The U.S. Senate blocked a bill Thursday that would have stripped senior military commanders of their authority to prosecute rapes and other serious offenses. Capping an emotional, nearly yearlong fight over how best to curb sexual assault in the ranks, the Senate voted 55-45, five votes short of the 60 needed to move ahead on the legislation.
Proponents of the bill sponsored by Sen. Kirsten Gillibrand, D-N.Y., insisted that far-reaching changes in the Uniform Code of Military Justice were necessary to curb rapes and sexual assaults. However, the Pentagon’s leadership vigorously opposed the measure, arguing that officers should have more responsibility, not less, for the conduct of the men and women they lead.
Under Gillibrand’s proposal, commanders would no longer be able to decide whether or not to take serious crimes to courts-martial. Instead, seasoned military trial lawyers who have prosecutorial experience would take over, operating out of a newly established office that was independent of the chain of command.
Gillibrand’s effort bitterly divided the Senate in a battle that crossed conventional lines of gender and political party. Republican Sens. Ted Cruz of Texas and Rand Paul of Kentucky backed her effort, while the chairman of the Armed Services Committee, Sen. Carl Levin, D-Mich., opposed the measure.
Gillibrand argued the legislation would spark the cultural shift needed to create a climate in which victims have the confidence to step forward and report sex crimes without fear of retaliation.
“The people who don't trust the chain of the command are the victims,” Gillibrand told her colleagues during the Senate debate.

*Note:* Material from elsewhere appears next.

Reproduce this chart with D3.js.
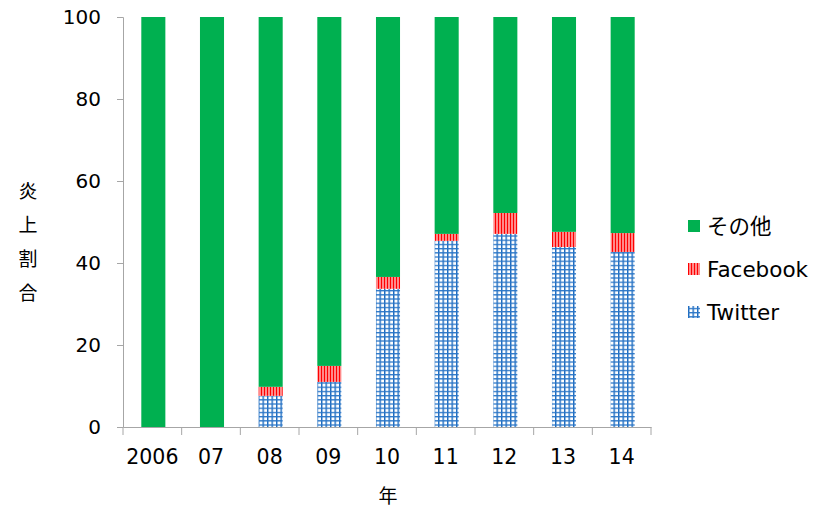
<!DOCTYPE html>
<html>
<head>
<meta charset="utf-8">
<script src="https://cdn.jsdelivr.net/npm/d3@7"></script>
<style>
  body { margin: 0; background: #fff; }
  svg { display: block; }
  .tick text { font-family: "DejaVu Sans", sans-serif; }
</style>
</head>
<body>
<svg id="chart" width="815" height="509"></svg>
<script>
const years = ['2006', '07', '08', '09', '10', '11', '12', '13', '14'];
const twitter = [0, 0, 7.6, 11.0, 33.7, 45.4, 47.1, 43.9, 42.7];
const facebook = [0, 0, 2.2, 3.9, 2.9, 1.7, 5.1, 3.7, 4.6];
const other = [100, 100, 90.2, 85.1, 63.4, 52.9, 47.8, 52.4, 52.7];
const seriesNames = ['Twitter', 'Facebook', 'その他'];
const yTicks = [0, 20, 40, 60, 80, 100];

const margin = { top: 17, left: 123, right: 164, bottom: 82 };
const width = 815 - margin.left - margin.right;
const height = 509 - margin.top - margin.bottom;

const data = years.map((y, i) => ({ year: y, Twitter: twitter[i], Facebook: facebook[i], 'その他': other[i] }));
const stacked = d3.stack().keys(seriesNames)(data);

const svg = d3.select('#chart');

// 塗りパターン
const defs = svg.append('defs');
const tw = defs.append('pattern').attr('id', 'pat-tw')
  .attr('patternUnits', 'userSpaceOnUse').attr('width', 4.5).attr('height', 4.2);
tw.append('rect').attr('width', 4.5).attr('height', 4.2).attr('fill', '#fff');
tw.append('rect').attr('x', 0).attr('y', 0).attr('width', 1.4).attr('height', 4.2).attr('fill', '#1a68bd');
tw.append('rect').attr('x', 0).attr('y', 0).attr('width', 4.5).attr('height', 1.3).attr('fill', '#2a76c8');

const fb = defs.append('pattern').attr('id', 'pat-fb')
  .attr('patternUnits', 'userSpaceOnUse').attr('width', 3).attr('height', 3);
fb.append('rect').attr('width', 3).attr('height', 3).attr('fill', '#ff8a8a');
fb.append('rect').attr('x', 0).attr('width', 1).attr('height', 3).attr('fill', '#ff0000');

const fills = { 'Twitter': 'url(#pat-tw)', 'Facebook': 'url(#pat-fb)', 'その他': '#00b050' };

const g = svg.append('g').attr('transform', `translate(${margin.left},${margin.top})`);

const x = d3.scaleBand().domain(years).range([0, width]).paddingInner(0.59).paddingOuter(0.295);
const xAxisScale = d3.scaleBand().domain(years).range([0, width]).padding(0);
const y = d3.scaleLinear().domain([0, 100]).range([height, 0]);

// バー
g.selectAll('g.layer')
  .data(stacked)
  .enter()
  .append('g')
  .attr('class', 'layer')
  .attr('fill', d => fills[d.key])
  .selectAll('rect')
  .data(d => d)
  .enter()
  .append('rect')
  .attr('x', d => x(d.data.year) + 1)
  .attr('width', x.bandwidth())
  .attr('y', d => y(d[1]))
  .attr('height', d => y(d[0]) - y(d[1]));

const axisColor = '#a6a6a6';

// Y軸
const yAxis = d3.axisLeft(y).tickValues(yTicks).tickSize(6).tickPadding(16);
const yg = g.append('g').call(yAxis);
yg.select('.domain').attr('stroke', axisColor);
yg.selectAll('.tick line').attr('stroke', axisColor);
yg.selectAll('.tick text').attr('font-size', 20).attr('fill', '#000');

// X軸
const xg = g.append('g').attr('transform', `translate(0,${height})`)
  .call(d3.axisBottom(xAxisScale).tickSize(0).tickPadding(22));
xg.select('.domain').attr('stroke', axisColor);
xg.selectAll('.tick text').attr('font-size', 20.5).attr('fill', '#000');
const bounds = years.map(d => xAxisScale(d)).concat([width]);
xg.selectAll('line.bt')
  .data(bounds)
  .enter()
  .append('line')
  .attr('class', 'bt')
  .attr('x1', d => d).attr('x2', d => d)
  .attr('y1', 0).attr('y2', 8)
  .attr('stroke', axisColor);

// 軸タイトル
const cjk = '"Noto Sans CJK JP", sans-serif';
svg.append('text')
  .attr('x', 388).attr('y', 503)
  .attr('text-anchor', 'middle')
  .attr('font-family', cjk).attr('font-size', 19)
  .text('年');

const yTitle = svg.append('text')
  .attr('font-family', cjk).attr('font-size', 19)
  .attr('text-anchor', 'middle');
'炎上割合'.split('').forEach((c, i) => {
  yTitle.append('tspan').attr('x', 28).attr('y', 198 + i * 34).text(c);
});

// 凡例
const legendItems = ['その他', 'Facebook', 'Twitter'];
const legend = svg.append('g').attr('transform', 'translate(688,226)');
legendItems.forEach((name, i) => {
  const row = legend.append('g').attr('transform', `translate(0,${i * 43})`);
  row.append('rect').attr('x', 0).attr('y', -6).attr('width', 12).attr('height', 12).attr('fill', fills[name]);
  row.append('text').attr('x', 19).attr('y', 0).attr('dy', '0.36em')
    .attr('font-family', name === 'その他' ? cjk : '"DejaVu Sans", sans-serif')
    .attr('font-size', 21.5)
    .text(name);
});
</script>
</body>
</html>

The vote came amid a flurry of high-profile sexual assault cases in the military. Army Brig. Gen. Jeffrey A. Sinclair today pleaded guilty to three charges related to claims that he assaulted a female captain nearly 20 years younger than him. The same day, a senior defense official said the Army was investigating allegations against an officer who trains military prosecutors who handle sexual and physical abuse cases.
The Defense Department opposes Gillibrand’s plan, as do key members of the Senate Armed Services Committee, including Lindsey Graham, R-S.C., and Claire McCaskill, D-Mo.
McCaskill, a former prosecutor, said more cases are going to trial over the objections of prosecutors as commanders are deciding to press ahead with charges.
“We can't let the commanders walk away,” McCaskill said.
Formally known as the Uniform Code of Military Justice, the Defense Department’s system is completely separate from the civilian courts. Within the military’s code, commanders are vested with substantial authority to decide when and how to deal with crimes committed by service members.
That power to punish or pardon has been a principal tenet of military law dating back more than two centuries. It’s rooted in the military’s conviction that commanders must have the ability to discipline the troops they lead in peacetime and war. Undercutting that role, top Defense Department officials have warned, would send a message of waning faith in the officer corps, which could undermine the efficiency and effectiveness of the armed forces.
The vote sent the bill back to the Senate calendar, but it was unlikely to be the final word. Gillibrand is expected to pursue the issue this spring when the Armed Services Committee begins work on a sweeping defense policy bill for the 2015 fiscal year.